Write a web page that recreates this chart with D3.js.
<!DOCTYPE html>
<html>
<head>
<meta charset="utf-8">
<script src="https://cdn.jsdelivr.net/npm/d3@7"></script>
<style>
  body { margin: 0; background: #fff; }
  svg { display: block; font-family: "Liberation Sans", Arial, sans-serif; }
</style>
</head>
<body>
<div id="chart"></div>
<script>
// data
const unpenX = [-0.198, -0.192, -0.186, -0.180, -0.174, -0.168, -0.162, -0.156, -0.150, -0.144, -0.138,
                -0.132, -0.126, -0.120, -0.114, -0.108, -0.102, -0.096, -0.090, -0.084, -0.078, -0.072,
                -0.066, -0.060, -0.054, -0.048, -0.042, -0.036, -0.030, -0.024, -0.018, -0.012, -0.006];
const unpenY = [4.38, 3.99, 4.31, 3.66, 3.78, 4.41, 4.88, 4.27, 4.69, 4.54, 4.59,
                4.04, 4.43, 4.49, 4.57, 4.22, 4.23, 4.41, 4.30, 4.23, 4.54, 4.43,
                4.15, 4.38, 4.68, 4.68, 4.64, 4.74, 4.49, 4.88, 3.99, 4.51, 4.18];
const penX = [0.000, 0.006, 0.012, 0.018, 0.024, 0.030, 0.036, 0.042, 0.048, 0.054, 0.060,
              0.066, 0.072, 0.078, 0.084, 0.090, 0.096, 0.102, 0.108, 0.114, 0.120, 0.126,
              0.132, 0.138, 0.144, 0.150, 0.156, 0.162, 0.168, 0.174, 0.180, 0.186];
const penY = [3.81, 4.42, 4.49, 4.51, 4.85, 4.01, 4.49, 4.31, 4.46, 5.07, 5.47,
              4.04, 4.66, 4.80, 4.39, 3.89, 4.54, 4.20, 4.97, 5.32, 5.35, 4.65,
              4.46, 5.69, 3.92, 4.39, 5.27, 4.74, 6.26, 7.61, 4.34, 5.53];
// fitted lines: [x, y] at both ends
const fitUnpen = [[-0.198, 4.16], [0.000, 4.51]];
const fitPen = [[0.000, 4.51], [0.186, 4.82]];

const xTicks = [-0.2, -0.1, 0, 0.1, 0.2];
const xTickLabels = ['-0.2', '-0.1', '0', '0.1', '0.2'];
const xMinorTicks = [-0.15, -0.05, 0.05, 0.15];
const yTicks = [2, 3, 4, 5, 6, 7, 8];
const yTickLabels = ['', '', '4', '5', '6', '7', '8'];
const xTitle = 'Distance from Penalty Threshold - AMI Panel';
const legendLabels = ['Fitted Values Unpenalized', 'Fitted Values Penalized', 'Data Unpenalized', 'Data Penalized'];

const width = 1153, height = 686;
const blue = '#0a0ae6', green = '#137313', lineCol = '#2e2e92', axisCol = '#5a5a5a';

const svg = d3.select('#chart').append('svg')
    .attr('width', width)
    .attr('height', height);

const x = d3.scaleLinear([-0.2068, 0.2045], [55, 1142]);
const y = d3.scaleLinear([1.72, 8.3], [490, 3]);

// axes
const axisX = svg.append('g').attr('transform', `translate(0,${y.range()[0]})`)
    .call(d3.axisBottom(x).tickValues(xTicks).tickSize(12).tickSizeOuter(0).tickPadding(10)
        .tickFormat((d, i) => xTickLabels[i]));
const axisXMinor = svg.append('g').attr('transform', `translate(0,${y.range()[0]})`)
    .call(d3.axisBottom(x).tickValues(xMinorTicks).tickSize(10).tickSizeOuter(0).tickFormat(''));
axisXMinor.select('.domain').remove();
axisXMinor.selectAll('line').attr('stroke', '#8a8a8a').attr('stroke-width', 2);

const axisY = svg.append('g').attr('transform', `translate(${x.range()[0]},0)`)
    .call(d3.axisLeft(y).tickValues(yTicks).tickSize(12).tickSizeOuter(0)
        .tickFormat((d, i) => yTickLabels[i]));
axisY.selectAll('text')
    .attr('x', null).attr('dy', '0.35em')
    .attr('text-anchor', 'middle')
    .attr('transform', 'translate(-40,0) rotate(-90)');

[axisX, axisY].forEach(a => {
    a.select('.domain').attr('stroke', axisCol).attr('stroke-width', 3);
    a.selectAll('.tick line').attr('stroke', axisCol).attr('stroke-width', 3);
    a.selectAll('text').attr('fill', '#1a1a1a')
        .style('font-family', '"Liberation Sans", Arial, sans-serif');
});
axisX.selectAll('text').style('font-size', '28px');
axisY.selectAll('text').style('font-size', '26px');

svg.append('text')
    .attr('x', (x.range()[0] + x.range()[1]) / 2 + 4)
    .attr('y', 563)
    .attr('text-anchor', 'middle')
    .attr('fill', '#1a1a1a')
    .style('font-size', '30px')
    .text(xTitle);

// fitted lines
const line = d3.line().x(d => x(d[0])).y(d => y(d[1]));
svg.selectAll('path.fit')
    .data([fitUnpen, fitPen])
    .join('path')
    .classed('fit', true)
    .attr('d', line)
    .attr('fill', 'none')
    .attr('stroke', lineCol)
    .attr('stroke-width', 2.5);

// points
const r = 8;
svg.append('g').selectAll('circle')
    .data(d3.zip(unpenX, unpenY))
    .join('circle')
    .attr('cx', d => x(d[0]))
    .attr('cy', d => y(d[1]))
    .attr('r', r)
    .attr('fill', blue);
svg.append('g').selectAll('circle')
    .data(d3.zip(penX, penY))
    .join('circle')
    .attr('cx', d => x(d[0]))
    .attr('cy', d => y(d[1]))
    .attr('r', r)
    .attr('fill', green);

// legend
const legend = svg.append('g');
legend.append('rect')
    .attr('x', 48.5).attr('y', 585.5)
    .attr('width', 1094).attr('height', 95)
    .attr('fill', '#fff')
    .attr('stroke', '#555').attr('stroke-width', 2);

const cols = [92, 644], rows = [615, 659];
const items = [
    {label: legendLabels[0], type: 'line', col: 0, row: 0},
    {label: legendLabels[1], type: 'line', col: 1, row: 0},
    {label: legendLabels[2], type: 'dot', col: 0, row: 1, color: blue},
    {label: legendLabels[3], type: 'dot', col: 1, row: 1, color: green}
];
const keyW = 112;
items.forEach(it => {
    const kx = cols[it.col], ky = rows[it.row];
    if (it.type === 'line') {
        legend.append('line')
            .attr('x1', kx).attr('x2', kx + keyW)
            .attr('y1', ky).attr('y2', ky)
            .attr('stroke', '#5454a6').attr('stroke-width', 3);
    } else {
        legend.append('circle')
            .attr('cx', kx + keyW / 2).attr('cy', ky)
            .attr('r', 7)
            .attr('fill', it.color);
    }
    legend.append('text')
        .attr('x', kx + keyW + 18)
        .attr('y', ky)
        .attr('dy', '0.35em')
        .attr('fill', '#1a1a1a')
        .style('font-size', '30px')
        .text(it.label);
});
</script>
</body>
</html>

» **WHAT YOU WILL DO**
Print the material above verbatim, first line through the line containing "const fitPen = [[0.000, 4.51], [0.186, 4.82]];", both included.

» **COMPLETE ANSWER**
Write a web page that recreates this chart with D3.js.
<!DOCTYPE html>
<html>
<head>
<meta charset="utf-8">
<script src="https://cdn.jsdelivr.net/npm/d3@7"></script>
<style>
  body { margin: 0; background: #fff; }
  svg { display: block; font-family: "Liberation Sans", Arial, sans-serif; }
</style>
</head>
<body>
<div id="chart"></div>
<script>
// data
const unpenX = [-0.198, -0.192, -0.186, -0.180, -0.174, -0.168, -0.162, -0.156, -0.150, -0.144, -0.138,
                -0.132, -0.126, -0.120, -0.114, -0.108, -0.102, -0.096, -0.090, -0.084, -0.078, -0.072,
                -0.066, -0.060, -0.054, -0.048, -0.042, -0.036, -0.030, -0.024, -0.018, -0.012, -0.006];
const unpenY = [4.38, 3.99, 4.31, 3.66, 3.78, 4.41, 4.88, 4.27, 4.69, 4.54, 4.59,
                4.04, 4.43, 4.49, 4.57, 4.22, 4.23, 4.41, 4.30, 4.23, 4.54, 4.43,
                4.15, 4.38, 4.68, 4.68, 4.64, 4.74, 4.49, 4.88, 3.99, 4.51, 4.18];
const penX = [0.000, 0.006, 0.012, 0.018, 0.024, 0.030, 0.036, 0.042, 0.048, 0.054, 0.060,
              0.066, 0.072, 0.078, 0.084, 0.090, 0.096, 0.102, 0.108, 0.114, 0.120, 0.126,
              0.132, 0.138, 0.144, 0.150, 0.156, 0.162, 0.168, 0.174, 0.180, 0.186];
const penY = [3.81, 4.42, 4.49, 4.51, 4.85, 4.01, 4.49, 4.31, 4.46, 5.07, 5.47,
              4.04, 4.66, 4.80, 4.39, 3.89, 4.54, 4.20, 4.97, 5.32, 5.35, 4.65,
              4.46, 5.69, 3.92, 4.39, 5.27, 4.74, 6.26, 7.61, 4.34, 5.53];
// fitted lines: [x, y] at both ends
const fitUnpen = [[-0.198, 4.16], [0.000, 4.51]];
const fitPen = [[0.000, 4.51], [0.186, 4.82]];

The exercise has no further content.